## What is the KL (Kullback–Leibler) divergence between two multivariate Gaussian distributions?

KL divergence between two distributions $$P$$ and $$Q$$ of a continuous random variable is given by:

$D_{KL}(p||q) = \int_x p(x) \log \frac{p(x)}{q(x)}$

And probabilty density function of multivariate Normal distribution is given by:

$p(\mathbf{x}) = \frac{1}{(2\pi)^{k/2}|\Sigma|^{1/2}} \exp\left(-\frac{1}{2}(\mathbf{x}-\boldsymbol{\mu})^T\Sigma^{-1}(\mathbf{x}-\boldsymbol{\mu})\right)$

Now, let our two Normal distributions be $$\mathcal{N}(\boldsymbol{\mu_p},\,\Sigma_p)$$ and $$\mathcal{N}(\boldsymbol{\mu_q},\,\Sigma_q)$$, both $$k$$ dimensional.

\begin{aligned} D_{KL}(p||q) & = \mathbb{E}_p\left[\log(p) - \log(q)\right] \newline & = \mathbb{E}_p\left[\frac{1}{2}\log\frac{|\Sigma_q|}{|\Sigma_p|} - \frac{1}{2}(\mathbf{x}-\boldsymbol{\mu_p})^T\Sigma_p^{-1}(\mathbf{x}-\boldsymbol{\mu_p}) + \frac{1}{2}(\mathbf{x}-\boldsymbol{\mu_q})^T\Sigma_q^{-1}(\mathbf{x}-\boldsymbol{\mu_q})\right] \newline & = \frac{1}{2}\mathbb{E}_p\left[\log\frac{|\Sigma_q|}{|\Sigma_p|}\right] - \frac{1}{2}\mathbb{E}_p\left[(\mathbf{x}-\boldsymbol{\mu_p})^T\Sigma_p^{-1}(\mathbf{x}-\boldsymbol{\mu_p})\right] + \frac{1}{2}\mathbb{E}_p\left[(\mathbf{x}-\boldsymbol{\mu_q})^T\Sigma_q^{-1}(\mathbf{x}-\boldsymbol{\mu_q})\right] \newline & = \frac{1}{2}\log\frac{|\Sigma_q|}{|\Sigma_p|} - \frac{1}{2}\mathbb{E}_p\left[(\mathbf{x}-\boldsymbol{\mu_p})^T\Sigma_p^{-1}(\mathbf{x}-\boldsymbol{\mu_p})\right] + \frac{1}{2}\mathbb{E}_p\left[(\mathbf{x}-\boldsymbol{\mu_q})^T\Sigma_q^{-1}(\mathbf{x}-\boldsymbol{\mu_q})\right] \end{aligned}

Now, since $$(\mathbf{x}-\boldsymbol{\mu_p})^T\Sigma_p^{-1}(\mathbf{x}-\boldsymbol{\mu_p})$$ in the second term $$\in \mathbb{R}$$, we can write it as $$tr\left\{(\mathbf{x}-\boldsymbol{\mu_p})^T\Sigma_p^{-1}(\mathbf{x}-\boldsymbol{\mu_p})\right\}$$, where $$tr\{\}$$ is the trace operator.
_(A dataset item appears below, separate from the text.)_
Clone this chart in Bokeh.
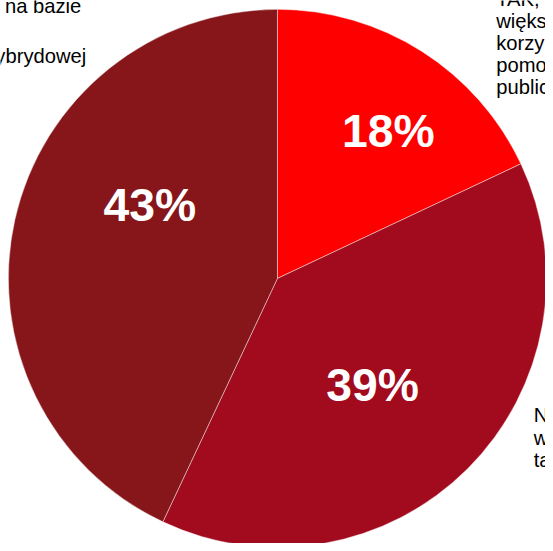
import math
from bokeh.plotting import figure
from bokeh.models import ColumnDataSource, Range1d
from bokeh.core.properties import value
from bokeh.embed import file_html
from bokeh.resources import INLINE

# ---- data ----
categories = ["TAK", "NIE", "HYBRYDA"]
shares = [18, 39, 43]
pct_labels = ["18%", "39%", "43%"]
slice_colors = ["#FF0000", "#A20A1E", "#86161A"]

# visible fragments of the outer category texts (the rest lies outside the crop)
left_lines = ["na bazie", "ybrydowej"]
topright_lines = ["TAK,", "większ", "korzy", "pomoc", "public"]
bottomright_lines = ["N", "w", "ta"]

# ---- layout: data units = reference pixels (553 x 551), y measured upward ----
W, H = 545, 543
RW, RH = 553, 551
S = W / RW
CX, CY, R = 281, RH - 282, 273
label_offsets = [(112.5, 149.5), (96.5, -108), (-129.5, 74)]  # per slice, from centre

def fy(ref_y):
    return RH - ref_y

def fs(px):
    return "%.1fpx" % (px * S)

total = float(sum(shares))
starts, ends = [], []
cum = 0.0
for s in shares:
    a0 = math.pi / 2 - 2 * math.pi * cum / total
    cum += s
    a1 = math.pi / 2 - 2 * math.pi * cum / total
    starts.append(a0)
    ends.append(a1)

src = ColumnDataSource(dict(
    cat=categories, share=shares, start=starts, end=ends, color=slice_colors,
    x=[CX] * len(shares), y=[CY] * len(shares),
))

p = figure(width=W, height=H, output_backend="svg", toolbar_location=None,
           x_range=Range1d(0, RW), y_range=Range1d(0, RH),
           x_axis_type=None, y_axis_type=None, min_border=0)
p.grid.visible = False
p.outline_line_color = None
p.background_fill_color = "white"
p.border_fill_color = "white"

p.wedge(x="x", y="y", radius=R, start_angle="start", end_angle="end",
        direction="clock", fill_color="color", line_color="white",
        line_alpha=0.55, line_width=0.8, source=src)

lab = ColumnDataSource(dict(
    x=[CX + dx for dx, dy in label_offsets],
    y=[CY + dy for dx, dy in label_offsets],
    t=pct_labels,
))
p.text(x="x", y="y", text="t", source=lab, text_color="white",
       text_font=value("Liberation Sans"), text_font_style="bold",
       text_font_size=fs(47), text_align="center", text_baseline="middle")

font = value("Liberation Sans")
fsz = fs(20.5)
# left fragments (right-aligned end positions)
p.text(x=[82, 87], y=[fy(6), fy(56)], text=left_lines,
       text_font=font, text_font_size=fsz, text_color="#000000",
       text_align="right", text_baseline="middle")
# top-right fragments
p.text(x=[503] * len(topright_lines),
       y=[fy(-1.5 + 22.2 * i) for i in range(len(topright_lines))],
       text=topright_lines, text_font=font, text_font_size=fsz,
       text_color="#000000", text_align="left", text_baseline="middle")
# bottom-right fragments
p.text(x=[541] * len(bottomright_lines),
       y=[fy(421 + 22.5 * i) for i in range(len(bottomright_lines))],
       text=bottomright_lines, text_font=font, text_font_size=fsz,
       text_color="#000000", text_align="left", text_baseline="middle")

open("out.html", "w").write(file_html(p, INLINE))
And using the trace trick (eq 16 of section 1.1 from Matrix Cookbook), we can write it as $$tr\left\{(\mathbf{x}-\boldsymbol{\mu_p})(\mathbf{x}-\boldsymbol{\mu_p})^T\Sigma_p^{-1}\right\}$$.

The second term now is,

$= \frac{1}{2}\mathbb{E}_p\left[tr\left\{(\mathbf{x}-\boldsymbol{\mu_p})(\mathbf{x}-\boldsymbol{\mu_p})^T\Sigma_p^{-1}\right\}\right]$

The expectation and trace can be interchanged to get,

\begin{aligned} & = \frac{1}{2}tr\left\{\mathbb{E}_p\left[(\mathbf{x}-\boldsymbol{\mu_p})(\mathbf{x}-\boldsymbol{\mu_p})^T\Sigma_p^{-1}\right]\right\} \newline & = \frac{1}{2}tr\left\{\mathbb{E}_p\left[(\mathbf{x}-\boldsymbol{\mu_p})(\mathbf{x}-\boldsymbol{\mu_p})^T\right]\Sigma_p^{-1}\right\} \end{aligned}

We know $$\mathbb{E}_p\left[(\mathbf{x}-\boldsymbol{\mu_p})(\mathbf{x}-\boldsymbol{\mu_p})^T\right] = \Sigma_p$$. Simplifying it to

\begin{aligned} & = \frac{1}{2}tr\left\{\Sigma_p\Sigma_p^{-1}\right\} \newline & = \frac{1}{2}tr\left\{I_k\right\} \newline & = \frac{k}{2} \end{aligned}

We can simplify the third term using eq 380 of section 8.2 from Matrix Cookbook We get,

$\mathbb{E}_p\left[(\mathbf{x}-\boldsymbol{\mu_q})^T\Sigma_q^{-1}(\mathbf{x}-\boldsymbol{\mu_q})\right] = (\boldsymbol{\mu_p}-\boldsymbol{\mu_q})^T\Sigma_q^{-1}(\boldsymbol{\mu_p}-\boldsymbol{\mu_q}) + tr\left\{\Sigma_q^{-1}\Sigma_p\right\}$

Combining all this we get,

$D_{KL}(p||q) = \frac{1}{2}\left[\log\frac{|\Sigma_q|}{|\Sigma_p|} - k + (\boldsymbol{\mu_p}-\boldsymbol{\mu_q})^T\Sigma_q^{-1}(\boldsymbol{\mu_p}-\boldsymbol{\mu_q}) + tr\left\{\Sigma_q^{-1}\Sigma_p\right\}\right]$

When $$q$$ is $$\mathcal{N}(0,\,I)$$, we get,

$D_{KL}(p||q) = \frac{1}{2}\left[\boldsymbol{\mu_p}^T\boldsymbol{\mu_p} + tr\left\{\Sigma_p\right\} - k - \log|\Sigma_p|\right]$